Однако, нельзя забывать о том, что «Я» все же не отделимо от «Другого» и, как бы то ни было, развивается благодаря взаимодействию с ним, хотя их отношения и могут принимать крайний характер. Возможно, «Другой» не достаточно прозорлив для того, чтобы испытывать потребность в ином дискурсе, нежели в том, которым он уже обладает, но это как раз и есть то, что «Я» должно понять. Прохождение через кризис взаимоотношений — может быть это единственный вариант для «Я» увидеть не просто иную точку зрения, но иную модель мира, что само по себе не является самоцелью, но обеспечивает лучшую стратегическую позицию для разрешения нестандартных проблем, в том числе и социальных.

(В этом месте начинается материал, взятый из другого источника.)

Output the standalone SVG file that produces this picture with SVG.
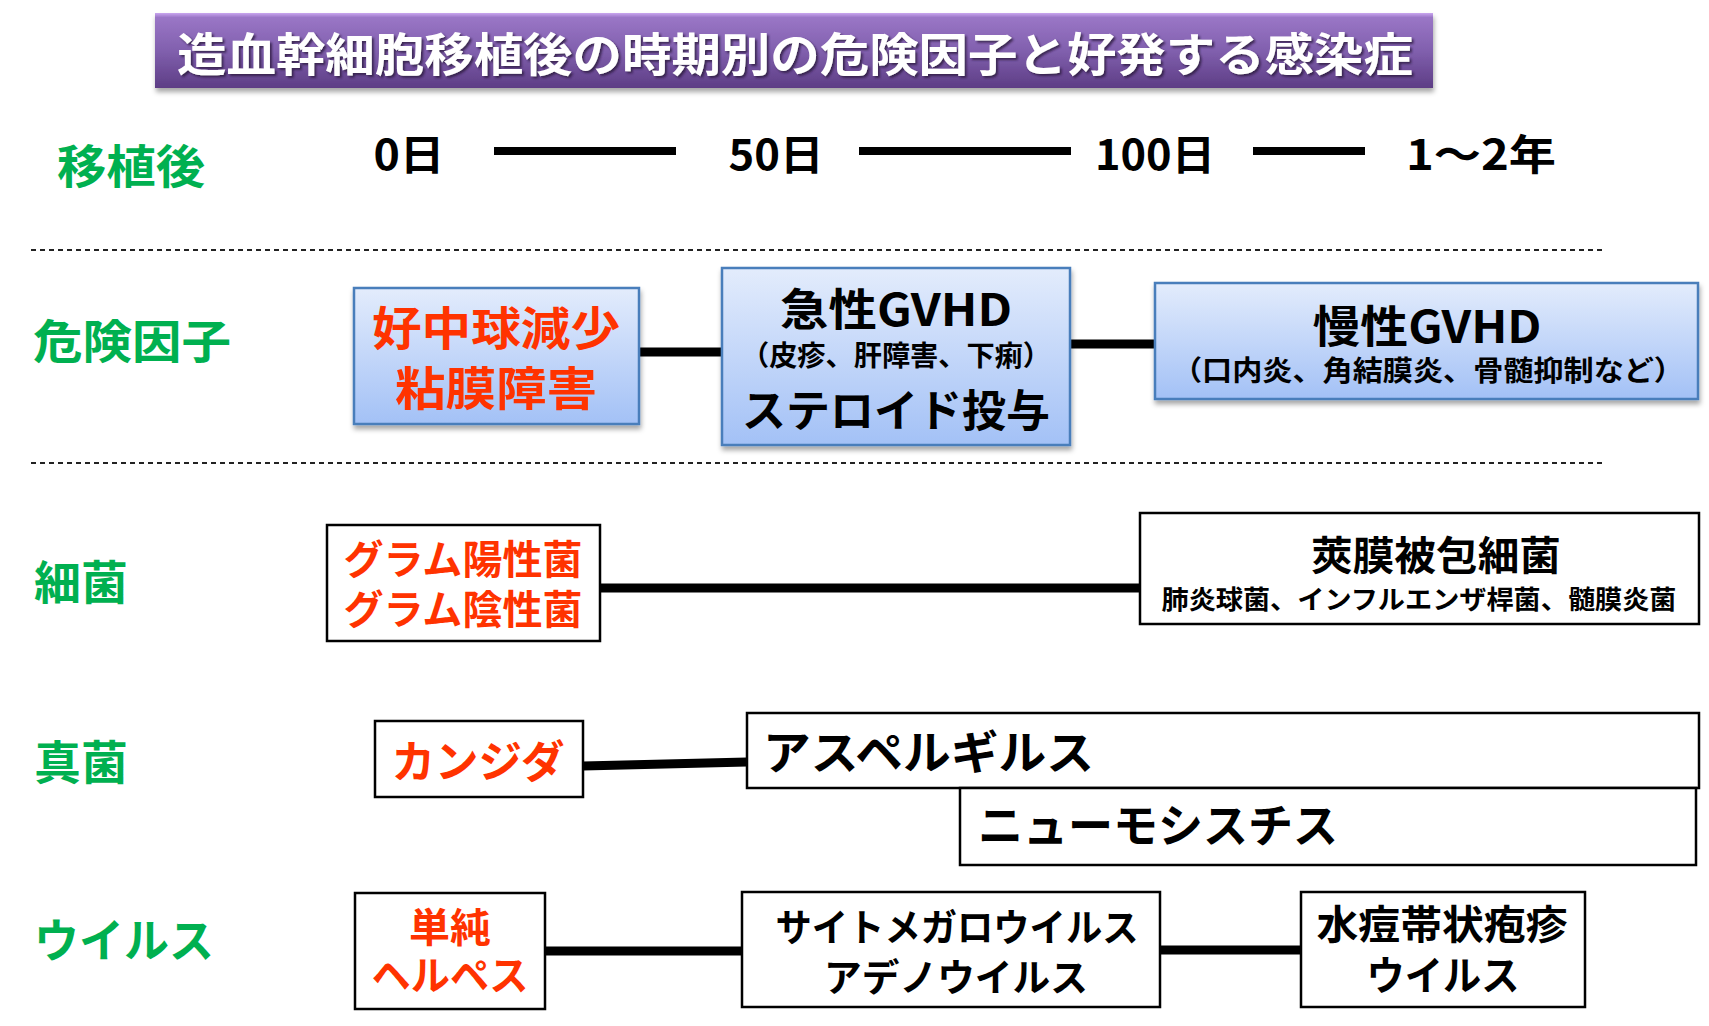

Исследования креативных личностей показывают, что давление на них со стороны социума необходимо, оказываемая им моральная поддержка не должна переходить определенного предела, иначе они начинают действовать не потому, что они действительно думают так, а не иначе, а потому, что это сопровождается поощрением извне.
Таким образом, кризис «Я» в той или иной форме у ребенка, иногда достигающий масштаба катастрофы, пусть даже катастрофы одного, по-видимому, неизбежен. Если «Я» оказывается достаточно жизнеспособным, оно в состоянии извлечь позитивные уроки даже из собственного краха, собственных постоянных неудач. Но может быть «Другому» имеет смысл задуматься и несколько ослабить нажим, в том числе со своим требованием эффективности («Вы должны быть полезными, вы должны что-то уметь делать»). Может быть тогда, кризис «Я», оставаясь необходимым этапом развития, не приведет к необратимому итогу.